Data shown:
* start *

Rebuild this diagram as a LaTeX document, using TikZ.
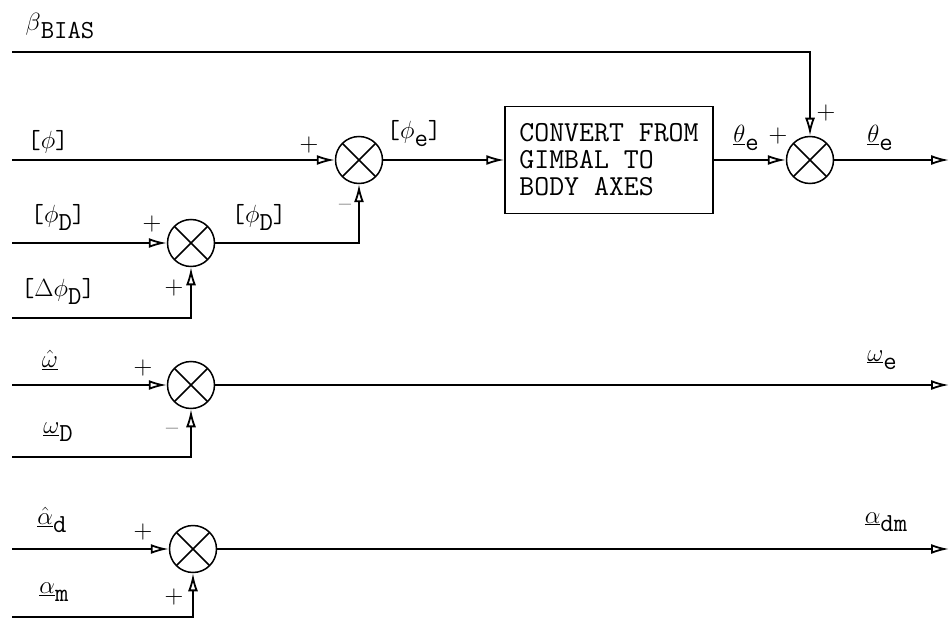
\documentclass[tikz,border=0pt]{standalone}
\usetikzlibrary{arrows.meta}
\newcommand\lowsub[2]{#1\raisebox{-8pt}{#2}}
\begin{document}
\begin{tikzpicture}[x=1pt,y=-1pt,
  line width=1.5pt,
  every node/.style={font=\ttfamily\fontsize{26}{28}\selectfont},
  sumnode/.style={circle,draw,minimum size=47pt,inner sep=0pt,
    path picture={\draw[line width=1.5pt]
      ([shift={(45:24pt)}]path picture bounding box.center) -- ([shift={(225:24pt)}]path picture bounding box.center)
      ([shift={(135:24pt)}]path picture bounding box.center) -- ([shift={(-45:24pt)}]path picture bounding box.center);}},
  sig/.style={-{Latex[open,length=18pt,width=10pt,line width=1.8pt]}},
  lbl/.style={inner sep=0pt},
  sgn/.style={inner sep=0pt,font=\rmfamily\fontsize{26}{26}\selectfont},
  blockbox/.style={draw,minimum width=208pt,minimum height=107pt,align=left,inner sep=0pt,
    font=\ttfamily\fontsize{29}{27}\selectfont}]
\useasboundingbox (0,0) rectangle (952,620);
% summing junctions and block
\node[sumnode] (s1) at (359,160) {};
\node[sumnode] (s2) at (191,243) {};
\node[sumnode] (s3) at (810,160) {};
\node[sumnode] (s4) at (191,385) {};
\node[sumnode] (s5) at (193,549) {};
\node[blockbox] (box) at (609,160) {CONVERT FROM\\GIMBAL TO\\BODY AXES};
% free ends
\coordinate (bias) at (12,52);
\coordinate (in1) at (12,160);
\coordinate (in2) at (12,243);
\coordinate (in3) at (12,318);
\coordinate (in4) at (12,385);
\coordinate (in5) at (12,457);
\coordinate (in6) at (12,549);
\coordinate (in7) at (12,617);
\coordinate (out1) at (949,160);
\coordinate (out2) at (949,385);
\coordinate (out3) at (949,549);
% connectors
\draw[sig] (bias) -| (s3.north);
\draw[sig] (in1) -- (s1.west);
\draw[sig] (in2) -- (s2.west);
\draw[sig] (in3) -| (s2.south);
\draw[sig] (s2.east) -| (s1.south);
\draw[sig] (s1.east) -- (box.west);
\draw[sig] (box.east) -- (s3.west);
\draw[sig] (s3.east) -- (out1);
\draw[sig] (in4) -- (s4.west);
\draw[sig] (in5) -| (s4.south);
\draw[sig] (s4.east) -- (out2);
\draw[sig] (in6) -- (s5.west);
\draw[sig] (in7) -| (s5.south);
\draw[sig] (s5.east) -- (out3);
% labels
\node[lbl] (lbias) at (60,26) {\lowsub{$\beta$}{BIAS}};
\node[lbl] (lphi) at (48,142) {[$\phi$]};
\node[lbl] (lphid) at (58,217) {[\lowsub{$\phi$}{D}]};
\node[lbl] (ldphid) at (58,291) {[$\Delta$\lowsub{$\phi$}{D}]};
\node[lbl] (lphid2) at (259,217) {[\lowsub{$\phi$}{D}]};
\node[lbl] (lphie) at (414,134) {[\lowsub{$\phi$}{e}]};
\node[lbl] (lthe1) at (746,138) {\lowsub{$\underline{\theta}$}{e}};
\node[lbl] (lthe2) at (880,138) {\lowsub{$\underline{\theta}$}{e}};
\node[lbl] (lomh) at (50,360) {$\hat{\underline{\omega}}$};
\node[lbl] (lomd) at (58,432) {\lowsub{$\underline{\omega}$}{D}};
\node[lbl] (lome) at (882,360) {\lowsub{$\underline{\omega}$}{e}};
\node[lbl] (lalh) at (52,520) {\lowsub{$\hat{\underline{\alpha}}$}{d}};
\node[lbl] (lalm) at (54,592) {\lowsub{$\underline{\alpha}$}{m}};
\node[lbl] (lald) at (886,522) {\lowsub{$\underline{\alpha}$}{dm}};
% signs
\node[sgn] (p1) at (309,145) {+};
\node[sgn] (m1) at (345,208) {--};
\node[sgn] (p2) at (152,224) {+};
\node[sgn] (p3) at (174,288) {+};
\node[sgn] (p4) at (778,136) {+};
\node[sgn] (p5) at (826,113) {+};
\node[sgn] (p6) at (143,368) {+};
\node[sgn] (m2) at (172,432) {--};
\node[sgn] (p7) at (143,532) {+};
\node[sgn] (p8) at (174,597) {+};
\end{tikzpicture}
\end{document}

* end *

Copy out all of the material exactly as written, without its pictures.

Rebuild this diagram as a LaTeX document, using TikZ.
\documentclass[tikz,border=0pt]{standalone}
\usetikzlibrary{arrows.meta}
\newcommand\lowsub[2]{#1\raisebox{-8pt}{#2}}
\begin{document}
\begin{tikzpicture}[x=1pt,y=-1pt,
  line width=1.5pt,
  every node/.style={font=\ttfamily\fontsize{26}{28}\selectfont},
  sumnode/.style={circle,draw,minimum size=47pt,inner sep=0pt,
    path picture={\draw[line width=1.5pt]
      ([shift={(45:24pt)}]path picture bounding box.center) -- ([shift={(225:24pt)}]path picture bounding box.center)
      ([shift={(135:24pt)}]path picture bounding box.center) -- ([shift={(-45:24pt)}]path picture bounding box.center);}},
  sig/.style={-{Latex[open,length=18pt,width=10pt,line width=1.8pt]}},
  lbl/.style={inner sep=0pt},
  sgn/.style={inner sep=0pt,font=\rmfamily\fontsize{26}{26}\selectfont},
  blockbox/.style={draw,minimum width=208pt,minimum height=107pt,align=left,inner sep=0pt,
    font=\ttfamily\fontsize{29}{27}\selectfont}]
\useasboundingbox (0,0) rectangle (952,620);
% summing junctions and block
\node[sumnode] (s1) at (359,160) {};
\node[sumnode] (s2) at (191,243) {};
\node[sumnode] (s3) at (810,160) {};
\node[sumnode] (s4) at (191,385) {};
\node[sumnode] (s5) at (193,549) {};
\node[blockbox] (box) at (609,160) {CONVERT FROM\\GIMBAL TO\\BODY AXES};
% free ends
\coordinate (bias) at (12,52);
\coordinate (in1) at (12,160);
\coordinate (in2) at (12,243);
\coordinate (in3) at (12,318);
\coordinate (in4) at (12,385);
\coordinate (in5) at (12,457);
\coordinate (in6) at (12,549);
\coordinate (in7) at (12,617);
\coordinate (out1) at (949,160);
\coordinate (out2) at (949,385);
\coordinate (out3) at (949,549);
% connectors
\draw[sig] (bias) -| (s3.north);
\draw[sig] (in1) -- (s1.west);
\draw[sig] (in2) -- (s2.west);
\draw[sig] (in3) -| (s2.south);
\draw[sig] (s2.east) -| (s1.south);
\draw[sig] (s1.east) -- (box.west);
\draw[sig] (box.east) -- (s3.west);
\draw[sig] (s3.east) -- (out1);
\draw[sig] (in4) -- (s4.west);
\draw[sig] (in5) -| (s4.south);
\draw[sig] (s4.east) -- (out2);
\draw[sig] (in6) -- (s5.west);
\draw[sig] (in7) -| (s5.south);
\draw[sig] (s5.east) -- (out3);
% labels
\node[lbl] (lbias) at (60,26) {\lowsub{$\beta$}{BIAS}};
\node[lbl] (lphi) at (48,142) {[$\phi$]};
\node[lbl] (lphid) at (58,217) {[\lowsub{$\phi$}{D}]};
\node[lbl] (ldphid) at (58,291) {[$\Delta$\lowsub{$\phi$}{D}]};
\node[lbl] (lphid2) at (259,217) {[\lowsub{$\phi$}{D}]};
\node[lbl] (lphie) at (414,134) {[\lowsub{$\phi$}{e}]};
\node[lbl] (lthe1) at (746,138) {\lowsub{$\underline{\theta}$}{e}};
\node[lbl] (lthe2) at (880,138) {\lowsub{$\underline{\theta}$}{e}};
\node[lbl] (lomh) at (50,360) {$\hat{\underline{\omega}}$};
\node[lbl] (lomd) at (58,432) {\lowsub{$\underline{\omega}$}{D}};
\node[lbl] (lome) at (882,360) {\lowsub{$\underline{\omega}$}{e}};
\node[lbl] (lalh) at (52,520) {\lowsub{$\hat{\underline{\alpha}}$}{d}};
\node[lbl] (lalm) at (54,592) {\lowsub{$\underline{\alpha}$}{m}};
\node[lbl] (lald) at (886,522) {\lowsub{$\underline{\alpha}$}{dm}};
% signs
\node[sgn] (p1) at (309,145) {+};
\node[sgn] (m1) at (345,208) {--};
\node[sgn] (p2) at (152,224) {+};
\node[sgn] (p3) at (174,288) {+};
\node[sgn] (p4) at (778,136) {+};
\node[sgn] (p5) at (826,113) {+};
\node[sgn] (p6) at (143,368) {+};
\node[sgn] (m2) at (172,432) {--};
\node[sgn] (p7) at (143,532) {+};
\node[sgn] (p8) at (174,597) {+};
\end{tikzpicture}
\end{document}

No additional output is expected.